__WHAT IS REQUIRED__
Below are some records. Pull every line that contains the word "this".

__RECORDED DATA__
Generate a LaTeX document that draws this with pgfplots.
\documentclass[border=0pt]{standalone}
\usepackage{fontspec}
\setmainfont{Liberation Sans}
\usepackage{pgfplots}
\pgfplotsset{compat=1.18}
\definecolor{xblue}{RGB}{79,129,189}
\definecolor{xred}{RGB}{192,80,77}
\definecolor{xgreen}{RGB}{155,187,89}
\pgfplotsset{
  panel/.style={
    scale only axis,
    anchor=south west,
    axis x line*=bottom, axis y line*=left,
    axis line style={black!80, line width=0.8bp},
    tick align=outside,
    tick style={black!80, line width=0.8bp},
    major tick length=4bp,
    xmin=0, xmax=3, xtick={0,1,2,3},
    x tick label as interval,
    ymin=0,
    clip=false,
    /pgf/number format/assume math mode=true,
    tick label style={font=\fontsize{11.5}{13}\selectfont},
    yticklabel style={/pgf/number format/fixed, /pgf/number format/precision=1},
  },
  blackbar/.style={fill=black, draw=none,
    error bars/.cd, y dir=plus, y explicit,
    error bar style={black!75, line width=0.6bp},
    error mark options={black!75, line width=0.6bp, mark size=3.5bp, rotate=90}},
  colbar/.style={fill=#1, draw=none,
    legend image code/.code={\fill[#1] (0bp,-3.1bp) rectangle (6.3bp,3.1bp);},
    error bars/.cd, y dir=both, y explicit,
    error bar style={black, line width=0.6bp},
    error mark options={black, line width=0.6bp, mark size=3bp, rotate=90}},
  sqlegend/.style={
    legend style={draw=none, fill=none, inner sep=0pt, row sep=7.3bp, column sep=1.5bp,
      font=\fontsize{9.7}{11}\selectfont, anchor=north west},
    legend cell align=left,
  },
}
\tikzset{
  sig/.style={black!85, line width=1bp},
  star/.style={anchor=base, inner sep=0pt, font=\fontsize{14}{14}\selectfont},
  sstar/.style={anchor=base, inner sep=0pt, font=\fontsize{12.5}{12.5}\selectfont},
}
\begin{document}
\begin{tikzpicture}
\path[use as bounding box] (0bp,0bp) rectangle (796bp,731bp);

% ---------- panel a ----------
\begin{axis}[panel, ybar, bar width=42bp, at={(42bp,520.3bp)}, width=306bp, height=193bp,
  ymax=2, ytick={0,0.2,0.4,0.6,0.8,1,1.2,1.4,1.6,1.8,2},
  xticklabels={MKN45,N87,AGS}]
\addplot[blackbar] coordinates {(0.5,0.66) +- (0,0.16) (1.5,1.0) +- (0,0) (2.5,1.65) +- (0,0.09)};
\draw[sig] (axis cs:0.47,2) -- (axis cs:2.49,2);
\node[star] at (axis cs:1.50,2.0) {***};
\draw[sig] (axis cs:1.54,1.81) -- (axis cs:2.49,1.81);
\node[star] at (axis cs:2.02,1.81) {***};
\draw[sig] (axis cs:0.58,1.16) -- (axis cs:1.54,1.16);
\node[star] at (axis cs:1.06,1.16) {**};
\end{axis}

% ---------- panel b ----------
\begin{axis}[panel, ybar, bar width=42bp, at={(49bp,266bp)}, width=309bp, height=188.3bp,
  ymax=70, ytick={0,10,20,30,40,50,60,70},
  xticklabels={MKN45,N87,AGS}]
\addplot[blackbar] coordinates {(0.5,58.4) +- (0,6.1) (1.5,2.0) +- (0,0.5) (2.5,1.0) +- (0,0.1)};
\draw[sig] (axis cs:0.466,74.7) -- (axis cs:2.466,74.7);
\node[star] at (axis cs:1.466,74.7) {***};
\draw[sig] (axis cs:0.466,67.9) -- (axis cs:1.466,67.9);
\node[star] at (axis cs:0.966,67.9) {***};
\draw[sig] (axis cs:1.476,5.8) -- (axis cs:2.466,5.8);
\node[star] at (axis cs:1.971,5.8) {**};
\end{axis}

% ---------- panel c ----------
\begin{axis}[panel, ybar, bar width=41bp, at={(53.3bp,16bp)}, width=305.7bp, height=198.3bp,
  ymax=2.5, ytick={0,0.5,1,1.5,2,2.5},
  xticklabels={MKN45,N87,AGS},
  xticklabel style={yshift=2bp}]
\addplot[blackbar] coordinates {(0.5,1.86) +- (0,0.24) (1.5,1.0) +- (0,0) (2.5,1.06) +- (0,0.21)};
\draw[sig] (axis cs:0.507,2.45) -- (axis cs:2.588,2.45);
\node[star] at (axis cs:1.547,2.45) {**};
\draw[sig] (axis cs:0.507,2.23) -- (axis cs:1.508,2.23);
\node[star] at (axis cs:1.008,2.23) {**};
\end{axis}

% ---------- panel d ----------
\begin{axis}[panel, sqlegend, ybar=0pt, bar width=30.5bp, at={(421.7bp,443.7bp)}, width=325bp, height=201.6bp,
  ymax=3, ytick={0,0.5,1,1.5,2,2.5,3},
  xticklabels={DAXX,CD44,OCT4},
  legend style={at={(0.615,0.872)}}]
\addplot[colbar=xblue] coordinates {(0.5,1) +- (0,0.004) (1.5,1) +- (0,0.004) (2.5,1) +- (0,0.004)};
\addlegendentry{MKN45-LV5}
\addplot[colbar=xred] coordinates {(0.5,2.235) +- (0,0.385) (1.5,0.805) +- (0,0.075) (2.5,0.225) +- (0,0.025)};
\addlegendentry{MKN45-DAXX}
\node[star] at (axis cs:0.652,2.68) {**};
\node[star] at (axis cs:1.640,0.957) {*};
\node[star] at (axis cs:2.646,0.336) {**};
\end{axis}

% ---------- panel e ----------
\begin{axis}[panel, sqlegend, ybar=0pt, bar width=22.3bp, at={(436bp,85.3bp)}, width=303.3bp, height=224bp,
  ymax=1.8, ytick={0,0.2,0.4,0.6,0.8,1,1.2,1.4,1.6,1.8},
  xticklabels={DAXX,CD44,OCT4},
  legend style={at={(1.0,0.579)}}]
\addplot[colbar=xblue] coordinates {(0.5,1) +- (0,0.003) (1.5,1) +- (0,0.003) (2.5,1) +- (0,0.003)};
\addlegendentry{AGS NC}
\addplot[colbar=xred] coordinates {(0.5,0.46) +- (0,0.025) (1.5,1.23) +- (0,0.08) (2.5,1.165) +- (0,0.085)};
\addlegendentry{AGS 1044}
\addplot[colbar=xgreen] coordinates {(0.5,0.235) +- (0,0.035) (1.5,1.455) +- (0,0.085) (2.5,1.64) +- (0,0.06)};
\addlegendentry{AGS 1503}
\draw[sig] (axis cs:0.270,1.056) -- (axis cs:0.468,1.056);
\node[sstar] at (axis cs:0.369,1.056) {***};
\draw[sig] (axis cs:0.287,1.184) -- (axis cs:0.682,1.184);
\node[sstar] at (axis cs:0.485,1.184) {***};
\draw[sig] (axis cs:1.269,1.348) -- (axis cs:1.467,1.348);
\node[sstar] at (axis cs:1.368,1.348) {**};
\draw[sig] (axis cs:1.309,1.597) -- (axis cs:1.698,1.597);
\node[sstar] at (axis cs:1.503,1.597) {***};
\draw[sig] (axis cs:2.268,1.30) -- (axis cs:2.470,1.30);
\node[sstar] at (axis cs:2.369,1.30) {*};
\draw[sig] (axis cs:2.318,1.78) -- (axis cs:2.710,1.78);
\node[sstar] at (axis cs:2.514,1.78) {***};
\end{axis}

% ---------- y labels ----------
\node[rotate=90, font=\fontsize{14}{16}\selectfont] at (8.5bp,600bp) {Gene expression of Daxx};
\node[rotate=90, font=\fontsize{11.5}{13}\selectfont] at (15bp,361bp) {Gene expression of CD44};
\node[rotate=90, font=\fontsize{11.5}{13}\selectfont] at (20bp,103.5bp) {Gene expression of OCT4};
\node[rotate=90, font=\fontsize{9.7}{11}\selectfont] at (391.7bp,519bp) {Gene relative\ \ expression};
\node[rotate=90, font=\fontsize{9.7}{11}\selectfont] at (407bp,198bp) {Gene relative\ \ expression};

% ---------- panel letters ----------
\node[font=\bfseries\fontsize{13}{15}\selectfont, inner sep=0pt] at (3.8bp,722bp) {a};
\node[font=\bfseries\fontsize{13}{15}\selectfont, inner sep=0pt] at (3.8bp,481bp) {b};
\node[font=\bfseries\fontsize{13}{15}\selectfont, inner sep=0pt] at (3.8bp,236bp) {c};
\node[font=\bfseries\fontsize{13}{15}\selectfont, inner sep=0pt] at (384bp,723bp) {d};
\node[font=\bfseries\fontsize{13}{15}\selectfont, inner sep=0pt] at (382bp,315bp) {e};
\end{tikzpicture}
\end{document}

* * *

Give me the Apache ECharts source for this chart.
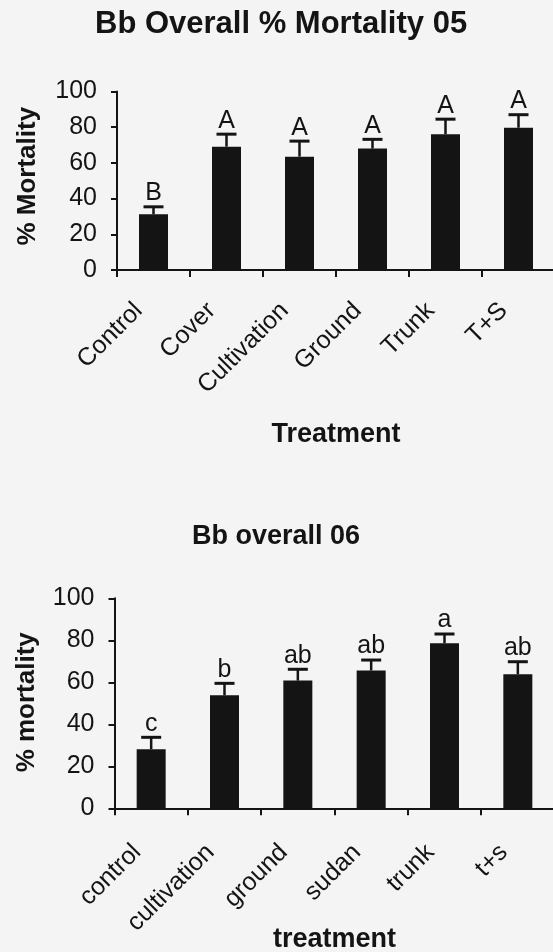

__EXPECTED ANSWER__
Generate a LaTeX document that draws this with pgfplots.
Give me the Apache ECharts source for this chart.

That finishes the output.